Entries with chart source code:
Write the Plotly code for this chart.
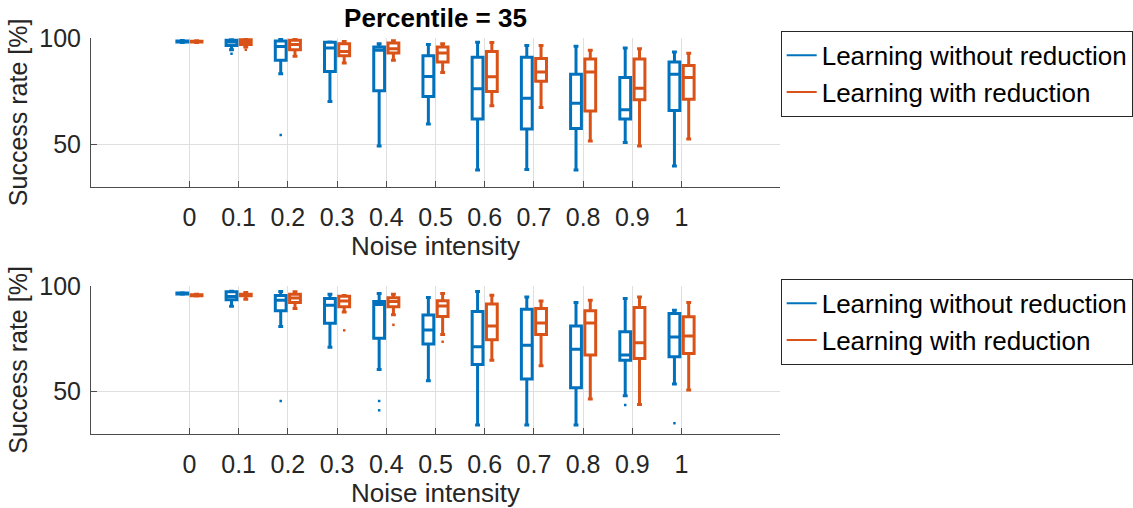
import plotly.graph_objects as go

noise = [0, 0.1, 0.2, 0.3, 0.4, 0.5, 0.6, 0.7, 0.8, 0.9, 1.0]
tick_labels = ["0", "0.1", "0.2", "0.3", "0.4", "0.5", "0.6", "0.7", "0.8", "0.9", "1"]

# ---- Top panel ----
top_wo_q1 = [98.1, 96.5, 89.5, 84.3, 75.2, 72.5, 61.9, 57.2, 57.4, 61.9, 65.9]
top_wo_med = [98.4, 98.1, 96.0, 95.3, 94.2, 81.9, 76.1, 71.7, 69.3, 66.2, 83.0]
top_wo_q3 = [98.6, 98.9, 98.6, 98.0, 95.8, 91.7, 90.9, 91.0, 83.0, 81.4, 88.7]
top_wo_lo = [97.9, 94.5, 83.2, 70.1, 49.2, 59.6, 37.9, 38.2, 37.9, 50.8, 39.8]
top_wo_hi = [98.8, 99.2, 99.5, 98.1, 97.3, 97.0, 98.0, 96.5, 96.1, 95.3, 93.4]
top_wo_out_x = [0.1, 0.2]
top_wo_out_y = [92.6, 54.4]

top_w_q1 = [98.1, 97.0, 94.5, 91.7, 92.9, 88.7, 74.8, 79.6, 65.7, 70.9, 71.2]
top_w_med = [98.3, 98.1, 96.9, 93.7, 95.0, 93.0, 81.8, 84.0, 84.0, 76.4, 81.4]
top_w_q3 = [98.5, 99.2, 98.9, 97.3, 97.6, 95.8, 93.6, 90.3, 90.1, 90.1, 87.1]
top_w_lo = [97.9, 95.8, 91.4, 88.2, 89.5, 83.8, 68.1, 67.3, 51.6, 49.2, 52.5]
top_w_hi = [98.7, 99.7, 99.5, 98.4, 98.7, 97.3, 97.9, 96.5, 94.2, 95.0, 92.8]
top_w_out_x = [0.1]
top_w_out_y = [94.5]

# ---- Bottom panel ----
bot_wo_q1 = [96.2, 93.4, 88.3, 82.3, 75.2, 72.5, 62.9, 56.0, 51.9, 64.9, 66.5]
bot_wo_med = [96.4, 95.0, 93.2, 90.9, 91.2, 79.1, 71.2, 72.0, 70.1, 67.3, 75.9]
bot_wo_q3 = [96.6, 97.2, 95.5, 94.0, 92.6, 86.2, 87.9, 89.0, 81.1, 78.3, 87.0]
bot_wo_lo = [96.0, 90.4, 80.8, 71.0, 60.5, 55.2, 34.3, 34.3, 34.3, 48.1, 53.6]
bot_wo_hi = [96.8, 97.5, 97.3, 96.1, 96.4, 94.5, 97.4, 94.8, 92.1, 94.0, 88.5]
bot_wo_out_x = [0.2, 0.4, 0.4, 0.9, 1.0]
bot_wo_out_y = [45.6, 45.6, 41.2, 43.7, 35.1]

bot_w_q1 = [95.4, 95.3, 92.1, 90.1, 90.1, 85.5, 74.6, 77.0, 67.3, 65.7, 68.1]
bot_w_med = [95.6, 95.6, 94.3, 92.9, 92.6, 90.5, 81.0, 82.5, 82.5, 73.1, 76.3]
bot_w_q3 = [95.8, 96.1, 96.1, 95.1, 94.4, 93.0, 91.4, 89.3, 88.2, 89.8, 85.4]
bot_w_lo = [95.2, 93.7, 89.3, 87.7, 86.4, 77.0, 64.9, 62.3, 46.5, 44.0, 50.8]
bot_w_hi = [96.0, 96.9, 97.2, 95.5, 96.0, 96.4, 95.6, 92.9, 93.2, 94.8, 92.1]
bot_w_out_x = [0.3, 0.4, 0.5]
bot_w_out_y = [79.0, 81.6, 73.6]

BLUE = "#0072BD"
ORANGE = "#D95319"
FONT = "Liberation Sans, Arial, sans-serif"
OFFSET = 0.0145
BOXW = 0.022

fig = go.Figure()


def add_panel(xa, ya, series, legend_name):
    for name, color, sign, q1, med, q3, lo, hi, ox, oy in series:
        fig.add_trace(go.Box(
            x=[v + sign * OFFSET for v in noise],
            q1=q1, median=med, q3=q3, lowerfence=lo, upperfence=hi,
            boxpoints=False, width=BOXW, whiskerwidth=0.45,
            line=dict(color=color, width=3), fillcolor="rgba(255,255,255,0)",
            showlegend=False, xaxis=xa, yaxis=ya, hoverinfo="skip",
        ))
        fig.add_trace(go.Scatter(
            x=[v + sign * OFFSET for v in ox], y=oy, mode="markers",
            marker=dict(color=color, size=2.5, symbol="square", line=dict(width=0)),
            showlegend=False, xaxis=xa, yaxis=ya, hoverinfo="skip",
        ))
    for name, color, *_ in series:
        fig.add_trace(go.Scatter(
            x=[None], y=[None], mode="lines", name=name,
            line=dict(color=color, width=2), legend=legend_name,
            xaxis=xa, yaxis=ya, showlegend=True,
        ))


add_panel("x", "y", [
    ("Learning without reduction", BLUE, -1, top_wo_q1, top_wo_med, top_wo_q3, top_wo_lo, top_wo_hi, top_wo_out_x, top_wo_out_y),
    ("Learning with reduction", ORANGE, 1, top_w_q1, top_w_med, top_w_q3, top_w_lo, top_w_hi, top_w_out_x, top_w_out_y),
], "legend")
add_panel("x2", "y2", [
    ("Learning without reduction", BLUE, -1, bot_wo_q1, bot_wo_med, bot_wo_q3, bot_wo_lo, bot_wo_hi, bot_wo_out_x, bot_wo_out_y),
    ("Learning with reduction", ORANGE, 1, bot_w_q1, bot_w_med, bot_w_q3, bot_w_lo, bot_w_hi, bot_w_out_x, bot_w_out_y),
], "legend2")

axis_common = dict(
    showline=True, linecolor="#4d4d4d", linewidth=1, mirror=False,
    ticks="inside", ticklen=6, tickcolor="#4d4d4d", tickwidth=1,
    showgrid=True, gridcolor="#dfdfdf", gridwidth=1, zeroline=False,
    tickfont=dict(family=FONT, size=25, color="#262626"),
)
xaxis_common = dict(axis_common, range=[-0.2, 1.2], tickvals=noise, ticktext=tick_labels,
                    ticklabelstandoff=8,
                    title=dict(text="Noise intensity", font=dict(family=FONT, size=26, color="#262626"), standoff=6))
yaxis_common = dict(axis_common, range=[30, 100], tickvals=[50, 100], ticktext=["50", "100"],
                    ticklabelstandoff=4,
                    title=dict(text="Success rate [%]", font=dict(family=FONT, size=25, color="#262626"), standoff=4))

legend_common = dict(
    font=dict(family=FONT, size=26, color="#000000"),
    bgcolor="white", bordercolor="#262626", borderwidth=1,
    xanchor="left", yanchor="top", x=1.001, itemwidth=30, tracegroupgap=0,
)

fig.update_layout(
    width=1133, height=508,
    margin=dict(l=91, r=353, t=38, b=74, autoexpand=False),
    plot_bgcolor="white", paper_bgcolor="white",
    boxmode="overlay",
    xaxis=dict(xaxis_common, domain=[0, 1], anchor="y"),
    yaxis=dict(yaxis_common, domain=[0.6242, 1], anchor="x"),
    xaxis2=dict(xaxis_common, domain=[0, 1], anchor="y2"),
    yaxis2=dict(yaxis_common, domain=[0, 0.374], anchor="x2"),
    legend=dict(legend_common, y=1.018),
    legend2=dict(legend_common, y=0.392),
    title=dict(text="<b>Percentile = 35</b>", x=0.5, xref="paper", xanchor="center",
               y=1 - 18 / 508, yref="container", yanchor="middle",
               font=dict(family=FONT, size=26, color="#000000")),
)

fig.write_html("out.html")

==

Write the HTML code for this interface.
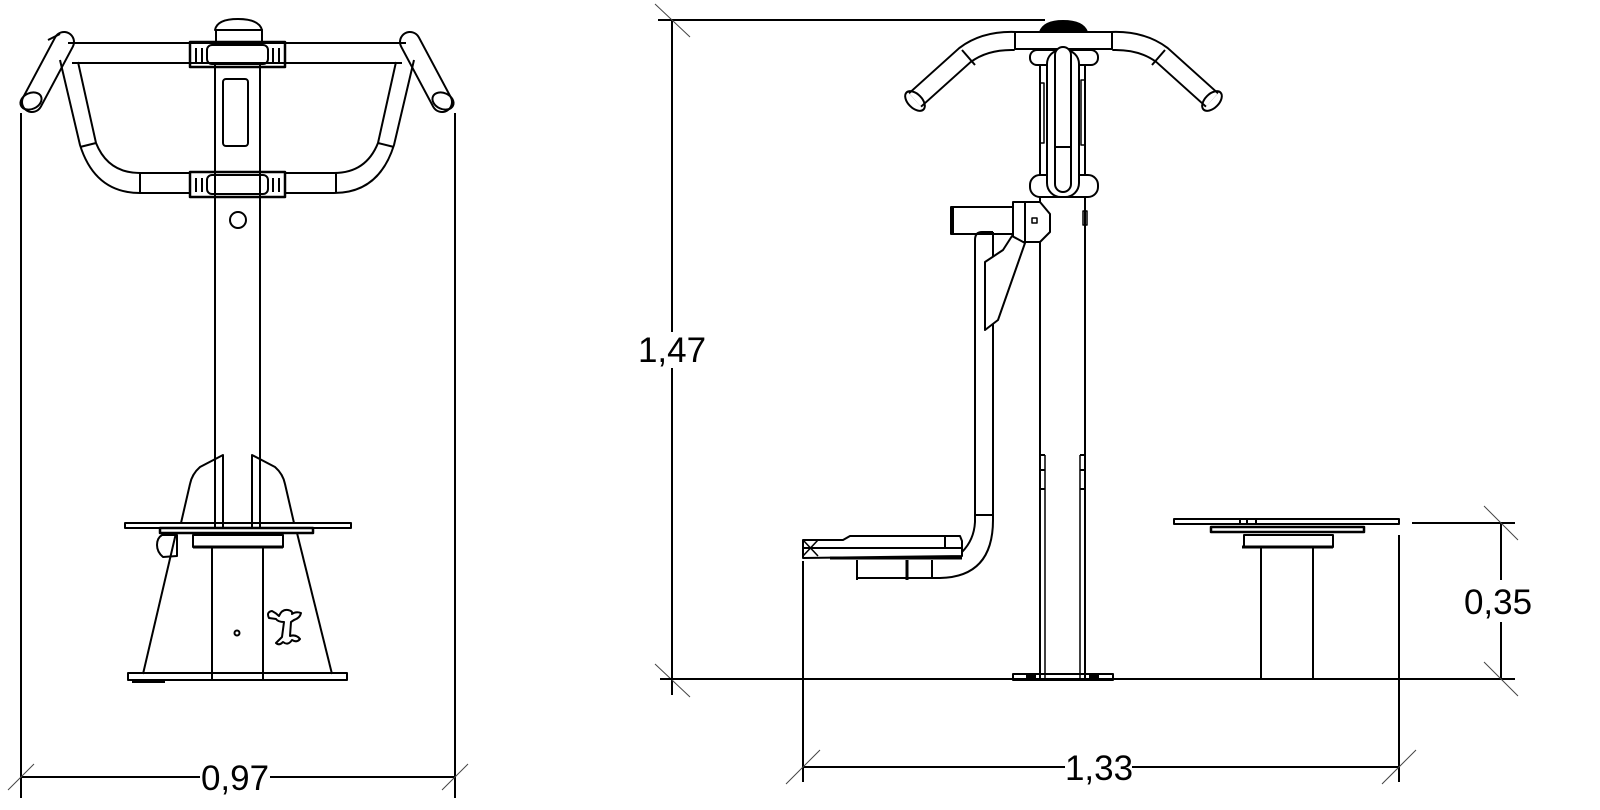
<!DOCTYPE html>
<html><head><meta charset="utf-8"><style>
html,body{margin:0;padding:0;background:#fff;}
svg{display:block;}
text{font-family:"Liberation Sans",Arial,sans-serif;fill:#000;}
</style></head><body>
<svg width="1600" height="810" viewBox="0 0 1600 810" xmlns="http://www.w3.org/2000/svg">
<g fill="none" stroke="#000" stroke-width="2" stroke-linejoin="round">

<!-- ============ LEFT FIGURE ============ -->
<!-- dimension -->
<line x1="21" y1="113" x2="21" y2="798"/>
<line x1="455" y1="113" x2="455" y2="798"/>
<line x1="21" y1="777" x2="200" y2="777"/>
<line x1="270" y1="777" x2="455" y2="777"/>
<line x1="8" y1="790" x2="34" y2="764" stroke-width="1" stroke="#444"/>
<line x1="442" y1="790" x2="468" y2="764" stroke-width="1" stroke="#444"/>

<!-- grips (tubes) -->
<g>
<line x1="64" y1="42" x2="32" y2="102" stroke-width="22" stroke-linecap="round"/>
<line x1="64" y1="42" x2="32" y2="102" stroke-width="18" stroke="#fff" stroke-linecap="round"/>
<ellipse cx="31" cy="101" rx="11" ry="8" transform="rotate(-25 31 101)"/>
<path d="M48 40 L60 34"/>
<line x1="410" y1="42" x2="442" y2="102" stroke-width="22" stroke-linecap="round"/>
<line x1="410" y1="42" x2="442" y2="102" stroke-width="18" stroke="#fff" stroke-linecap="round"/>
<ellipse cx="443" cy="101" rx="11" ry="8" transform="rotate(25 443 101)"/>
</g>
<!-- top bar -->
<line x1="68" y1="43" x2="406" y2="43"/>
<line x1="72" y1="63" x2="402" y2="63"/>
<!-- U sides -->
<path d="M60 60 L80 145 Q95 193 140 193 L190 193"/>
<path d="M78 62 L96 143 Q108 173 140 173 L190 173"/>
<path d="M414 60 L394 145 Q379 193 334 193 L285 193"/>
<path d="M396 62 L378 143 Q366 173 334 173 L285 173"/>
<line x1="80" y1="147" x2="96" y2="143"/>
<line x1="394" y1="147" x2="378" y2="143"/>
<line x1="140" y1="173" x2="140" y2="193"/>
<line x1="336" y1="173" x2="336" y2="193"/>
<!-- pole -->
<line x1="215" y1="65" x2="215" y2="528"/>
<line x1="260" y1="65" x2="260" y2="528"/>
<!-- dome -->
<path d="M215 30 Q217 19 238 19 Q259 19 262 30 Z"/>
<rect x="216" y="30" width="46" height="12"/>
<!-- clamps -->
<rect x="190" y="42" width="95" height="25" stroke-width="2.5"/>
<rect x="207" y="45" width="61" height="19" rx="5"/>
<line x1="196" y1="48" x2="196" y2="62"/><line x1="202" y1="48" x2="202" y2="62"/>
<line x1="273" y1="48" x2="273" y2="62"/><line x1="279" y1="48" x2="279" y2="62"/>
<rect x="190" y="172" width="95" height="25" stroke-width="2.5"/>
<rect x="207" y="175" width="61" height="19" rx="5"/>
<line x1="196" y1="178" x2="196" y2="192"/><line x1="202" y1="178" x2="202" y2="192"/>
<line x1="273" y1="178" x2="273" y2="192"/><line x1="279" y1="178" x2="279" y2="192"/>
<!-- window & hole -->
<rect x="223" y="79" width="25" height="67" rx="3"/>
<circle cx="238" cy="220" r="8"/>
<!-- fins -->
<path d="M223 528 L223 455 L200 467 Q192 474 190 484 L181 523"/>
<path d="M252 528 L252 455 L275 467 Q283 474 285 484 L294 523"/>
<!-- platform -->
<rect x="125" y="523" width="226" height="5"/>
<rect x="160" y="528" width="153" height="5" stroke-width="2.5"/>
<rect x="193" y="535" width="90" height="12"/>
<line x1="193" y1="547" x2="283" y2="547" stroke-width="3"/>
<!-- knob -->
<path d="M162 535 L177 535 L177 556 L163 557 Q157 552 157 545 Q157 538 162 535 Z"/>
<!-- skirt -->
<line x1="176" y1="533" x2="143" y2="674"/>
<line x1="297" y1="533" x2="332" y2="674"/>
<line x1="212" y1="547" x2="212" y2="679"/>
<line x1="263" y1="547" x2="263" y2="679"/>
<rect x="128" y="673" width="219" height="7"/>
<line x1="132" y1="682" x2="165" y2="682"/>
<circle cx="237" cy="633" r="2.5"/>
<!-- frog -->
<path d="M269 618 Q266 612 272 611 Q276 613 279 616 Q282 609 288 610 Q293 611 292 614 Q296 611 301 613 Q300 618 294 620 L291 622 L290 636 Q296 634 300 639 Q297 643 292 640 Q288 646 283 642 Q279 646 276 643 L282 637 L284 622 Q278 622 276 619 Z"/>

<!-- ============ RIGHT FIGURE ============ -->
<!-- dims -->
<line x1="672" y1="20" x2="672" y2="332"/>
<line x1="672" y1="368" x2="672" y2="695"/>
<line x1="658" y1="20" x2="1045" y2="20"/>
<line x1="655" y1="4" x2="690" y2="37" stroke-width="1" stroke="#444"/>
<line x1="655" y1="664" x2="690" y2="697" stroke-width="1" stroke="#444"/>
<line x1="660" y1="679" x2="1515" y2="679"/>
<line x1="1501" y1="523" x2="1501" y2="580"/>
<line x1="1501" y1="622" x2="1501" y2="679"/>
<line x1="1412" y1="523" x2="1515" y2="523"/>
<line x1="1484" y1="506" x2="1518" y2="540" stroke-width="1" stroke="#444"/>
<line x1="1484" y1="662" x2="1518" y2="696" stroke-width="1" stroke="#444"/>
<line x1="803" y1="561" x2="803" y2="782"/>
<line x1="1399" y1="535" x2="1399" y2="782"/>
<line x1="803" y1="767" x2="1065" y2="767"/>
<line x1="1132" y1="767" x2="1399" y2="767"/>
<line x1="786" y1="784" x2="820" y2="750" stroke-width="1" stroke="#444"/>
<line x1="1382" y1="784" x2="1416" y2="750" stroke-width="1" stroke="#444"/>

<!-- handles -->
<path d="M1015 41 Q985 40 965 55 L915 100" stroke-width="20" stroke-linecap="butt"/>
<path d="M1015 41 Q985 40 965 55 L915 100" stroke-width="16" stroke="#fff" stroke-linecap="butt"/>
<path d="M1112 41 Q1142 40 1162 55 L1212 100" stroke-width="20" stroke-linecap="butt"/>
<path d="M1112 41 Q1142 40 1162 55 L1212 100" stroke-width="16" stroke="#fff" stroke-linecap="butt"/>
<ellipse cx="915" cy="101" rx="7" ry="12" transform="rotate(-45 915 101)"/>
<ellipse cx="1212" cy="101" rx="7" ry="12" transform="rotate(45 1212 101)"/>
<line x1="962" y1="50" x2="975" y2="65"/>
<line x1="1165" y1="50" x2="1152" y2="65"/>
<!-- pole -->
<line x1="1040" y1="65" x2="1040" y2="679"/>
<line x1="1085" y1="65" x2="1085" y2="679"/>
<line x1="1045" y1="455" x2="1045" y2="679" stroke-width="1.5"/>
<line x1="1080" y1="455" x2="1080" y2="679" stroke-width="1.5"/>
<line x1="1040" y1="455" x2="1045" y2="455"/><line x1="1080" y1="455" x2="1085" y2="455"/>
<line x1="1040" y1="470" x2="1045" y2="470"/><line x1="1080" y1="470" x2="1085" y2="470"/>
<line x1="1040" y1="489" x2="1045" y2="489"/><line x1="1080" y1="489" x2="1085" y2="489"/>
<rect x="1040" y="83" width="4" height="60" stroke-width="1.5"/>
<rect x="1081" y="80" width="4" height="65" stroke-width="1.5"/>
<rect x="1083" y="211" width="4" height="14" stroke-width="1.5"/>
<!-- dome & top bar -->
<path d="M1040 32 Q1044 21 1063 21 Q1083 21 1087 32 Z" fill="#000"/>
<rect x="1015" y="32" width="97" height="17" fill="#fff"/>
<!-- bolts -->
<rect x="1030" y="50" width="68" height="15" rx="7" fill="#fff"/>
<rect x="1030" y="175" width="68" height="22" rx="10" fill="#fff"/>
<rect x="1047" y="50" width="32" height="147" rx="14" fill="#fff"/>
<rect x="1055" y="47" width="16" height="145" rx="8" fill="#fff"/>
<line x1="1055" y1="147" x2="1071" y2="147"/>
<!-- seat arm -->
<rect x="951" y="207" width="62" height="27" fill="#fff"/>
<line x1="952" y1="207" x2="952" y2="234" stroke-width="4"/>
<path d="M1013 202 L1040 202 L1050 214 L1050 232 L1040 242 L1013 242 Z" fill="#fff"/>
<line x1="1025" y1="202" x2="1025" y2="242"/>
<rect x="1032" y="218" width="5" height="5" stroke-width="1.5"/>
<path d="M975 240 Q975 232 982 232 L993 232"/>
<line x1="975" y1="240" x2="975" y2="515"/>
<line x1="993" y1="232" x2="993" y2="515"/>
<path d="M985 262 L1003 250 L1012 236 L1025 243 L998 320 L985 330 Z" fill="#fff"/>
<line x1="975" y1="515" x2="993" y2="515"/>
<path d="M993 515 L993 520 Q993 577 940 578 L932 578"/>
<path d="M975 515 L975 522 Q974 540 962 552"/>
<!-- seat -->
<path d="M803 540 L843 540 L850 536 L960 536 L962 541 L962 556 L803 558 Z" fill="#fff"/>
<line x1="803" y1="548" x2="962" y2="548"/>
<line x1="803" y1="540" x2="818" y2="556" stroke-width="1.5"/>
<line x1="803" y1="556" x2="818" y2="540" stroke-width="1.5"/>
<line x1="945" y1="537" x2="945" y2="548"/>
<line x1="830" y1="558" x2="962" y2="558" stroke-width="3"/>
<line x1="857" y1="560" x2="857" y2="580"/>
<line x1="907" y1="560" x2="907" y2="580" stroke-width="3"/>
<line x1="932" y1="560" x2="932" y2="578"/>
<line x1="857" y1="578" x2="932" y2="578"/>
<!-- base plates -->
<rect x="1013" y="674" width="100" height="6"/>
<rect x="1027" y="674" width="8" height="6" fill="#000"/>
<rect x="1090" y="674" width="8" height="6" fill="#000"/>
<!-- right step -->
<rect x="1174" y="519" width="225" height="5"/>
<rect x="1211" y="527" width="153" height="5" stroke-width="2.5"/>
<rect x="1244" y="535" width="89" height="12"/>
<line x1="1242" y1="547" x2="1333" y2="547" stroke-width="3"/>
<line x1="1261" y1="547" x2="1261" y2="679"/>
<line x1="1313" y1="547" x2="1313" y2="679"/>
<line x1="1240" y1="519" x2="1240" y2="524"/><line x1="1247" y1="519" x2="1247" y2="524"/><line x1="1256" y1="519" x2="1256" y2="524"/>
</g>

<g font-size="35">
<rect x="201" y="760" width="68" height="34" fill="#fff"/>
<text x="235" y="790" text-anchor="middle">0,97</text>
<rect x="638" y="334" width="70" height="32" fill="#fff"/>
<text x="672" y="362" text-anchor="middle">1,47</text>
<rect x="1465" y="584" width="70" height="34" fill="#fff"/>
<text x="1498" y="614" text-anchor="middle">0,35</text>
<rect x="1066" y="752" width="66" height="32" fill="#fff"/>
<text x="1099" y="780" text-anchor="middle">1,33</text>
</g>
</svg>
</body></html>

What this task involves:
Keep to the lines between the line with "Write the Plotly code for this chart." and the line with "top_wo_out_y = [92.6, 54.4]", inclusive, and transcribe them without pictures.

Finished task:
Write the Plotly code for this chart.
import plotly.graph_objects as go

noise = [0, 0.1, 0.2, 0.3, 0.4, 0.5, 0.6, 0.7, 0.8, 0.9, 1.0]
tick_labels = ["0", "0.1", "0.2", "0.3", "0.4", "0.5", "0.6", "0.7", "0.8", "0.9", "1"]

# ---- Top panel ----
top_wo_q1 = [98.1, 96.5, 89.5, 84.3, 75.2, 72.5, 61.9, 57.2, 57.4, 61.9, 65.9]
top_wo_med = [98.4, 98.1, 96.0, 95.3, 94.2, 81.9, 76.1, 71.7, 69.3, 66.2, 83.0]
top_wo_q3 = [98.6, 98.9, 98.6, 98.0, 95.8, 91.7, 90.9, 91.0, 83.0, 81.4, 88.7]
top_wo_lo = [97.9, 94.5, 83.2, 70.1, 49.2, 59.6, 37.9, 38.2, 37.9, 50.8, 39.8]
top_wo_hi = [98.8, 99.2, 99.5, 98.1, 97.3, 97.0, 98.0, 96.5, 96.1, 95.3, 93.4]
top_wo_out_x = [0.1, 0.2]
top_wo_out_y = [92.6, 54.4]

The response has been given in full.